Winning it’s not everything, it’s the only thing?
I have found myself wondering, in recent weeks, what my thought process would be if I was an executive in the sports complex at Penn State University, when emails about Jerry Sandusky’s activities arrived in my inbox. Would “winning” be the only thing?
Our society seems to easily confuse winning and losing with right and wrong. With our penchant to measure everything, perhaps winning and losing are just easier to measure. Perhaps it’s human nature to put sports legends, like UCLA Bruins coach Red Sanders who first coined the expression, on a pedestal and give more authority to their words than we should; whatever the reason winning seems to trump right in many arenas in our lives, from law courts to Olympic badminton courts.
One place where “right” holds its place seems to be with successful business families. These families typically teach values to each generation. Right is easier to measure when values provide the parameters. Successful families also encourage members to find their own path to fulfillment and winning is harder to measure when family members are following their own path. In families where personal fulfillment of individual members is the goal it’s not so easy to measure winning and losing, it is an “east/west” answer to a “north/south” question.

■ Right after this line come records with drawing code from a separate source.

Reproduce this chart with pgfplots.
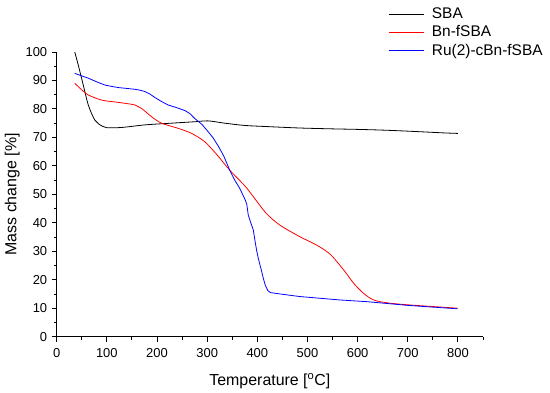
\documentclass[border=0pt]{standalone}
\usepackage{pgfplots}
\pgfplotsset{compat=1.18}
\usepackage{fontspec}
\setmainfont{Liberation Sans}
\begin{document}
\begin{tikzpicture}
\begin{axis}[
  at={(0,0)}, anchor=south west,
  scale only axis, width=426.3bp, height=284.7bp,
  xmin=0, xmax=850, ymin=0, ymax=100,
  axis x line*=bottom, axis y line*=left,
  axis line style={line width=1.2pt, -},
  xtick={0,100,...,800}, minor xtick={50,150,...,850},
  ytick={0,10,...,100}, minor ytick={5,15,...,95},
  tick align=outside,
  major tick length=5bp, minor tick length=3bp,
  every tick/.style={black, line width=0.9pt},
  /pgf/number format/assume math mode=true,
  tick label style={font=\fontsize{13}{15}\selectfont},
  xticklabel style={yshift=-3bp},
  yticklabel style={xshift=-1bp},
  label style={font=\fontsize{16}{19}\selectfont},
  xlabel={Temperature [\textsuperscript{o}C]},
  ylabel={Mass change [\%]},
  xlabel style={yshift=-9bp},
  ylabel style={yshift=-1bp},
  clip=false,
  legend cell align=left,
  legend style={draw=none, fill=none, at={(0.777,1.163)}, anchor=north west,
    font=\fontsize{15.5}{18}\selectfont, row sep=1.6bp, inner sep=0pt},
  legend image code/.code={\draw[#1] (0bp,0bp) -- (35bp,0bp); \path (41bp,0bp);},
]
\addplot[black, line width=0.8pt, smooth] coordinates {
(36,100) (43,95.4) (53,88.4) (63,81.4) (76,76.1) (90,74) (100,73.4) (130,73.5)
(176,74.4) (229,75) (275,75.5) (302,75.8) (335,75) (375,74.2) (420,73.8)
(485,73.3) (550,73) (604,72.8) (660,72.5) (724,72) (770,71.6) (800,71.4)};
\addlegendentry{SBA}
\addplot[red, line width=0.8pt, smooth] coordinates {
(36,89) (50,86.7) (63,84.9) (90,83.1) (123,82.3) (156,81.4) (169,80.2) (189,77.3)
(209,75) (242,73.2) (269,71.4) (295,68.5) (320,63.8) (345,58.5) (375,53) (392,49.2)
(418,43.3) (445,39.2) (485,35.1) (518,32.2) (545,29) (572,23.5) (592,18.8)
(612,15.2) (632,12.9) (659,11.9) (700,11.2) (750,10.6) (800,10)};
\addlegendentry{Bn-fSBA}
\addplot[blue, line width=0.8pt] coordinates {
(36,92.5) (50,91.6) (63,90.8) (80,89.5) (96,88.4) (110,87.9) (123,87.5) (140,87.2)
(156,86.9) (166,86.6) (176,86.1) (186,85.2) (196,84) (209,82.6) (222,81.4)
(240,80.4) (256,79.4) (266,78.3) (275,76.7) (290,74.5) (302,72) (312,69.8)
(322,67) (333,63.5) (345,58.5) (355,55) (365,52.1) (372,49.5) (376,48) (379,46.5)
(382,42.7) (387,40) (392,37.5) (396,33) (399,30) (402,27.5) (408,23.4) (412,20.5)
(416,18) (421,16.2) (426,15.5) (450,14.9) (485,14.1) (565,12.9) (619,12.3)
(700,11) (799,9.8)};
\addlegendentry{Ru(2)-cBn-fSBA}
\end{axis}
\useasboundingbox (-56.7bp,-56.3bp) rectangle (493.3bp,336.7bp);
\end{tikzpicture}
\end{document}
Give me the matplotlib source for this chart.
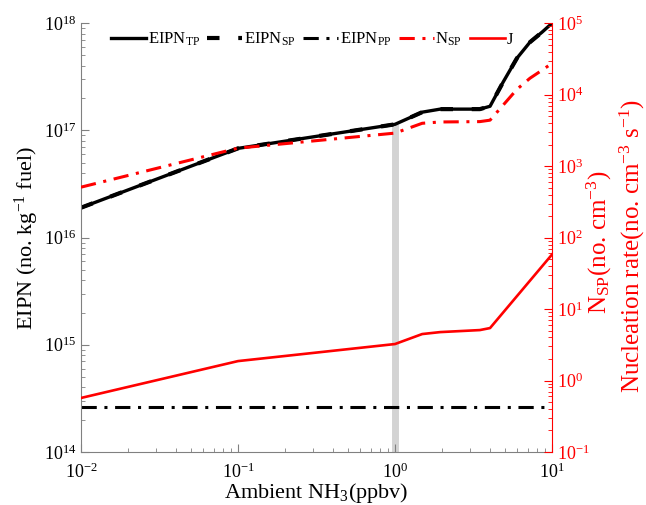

For successful business families, after financial security is established securing human and intellectual capital quickly gain importance. Family values become an underpinning of a member’s activities.
Prosperity, as I’ve noted before, is a broader term than wealth, it encompasses ideas of happiness and health, in Wikipedia “flourishing” is included in the definition. To achieve prosperity families need to pay attention to human and intellectual capital, they meet as a family on a regular basis, have open, respectful communication and often a family charter that defines values. When a family approaches life with a goal of prosperity for members, based on family values, the result is an understanding of right and wrong the word winning becomes redundant.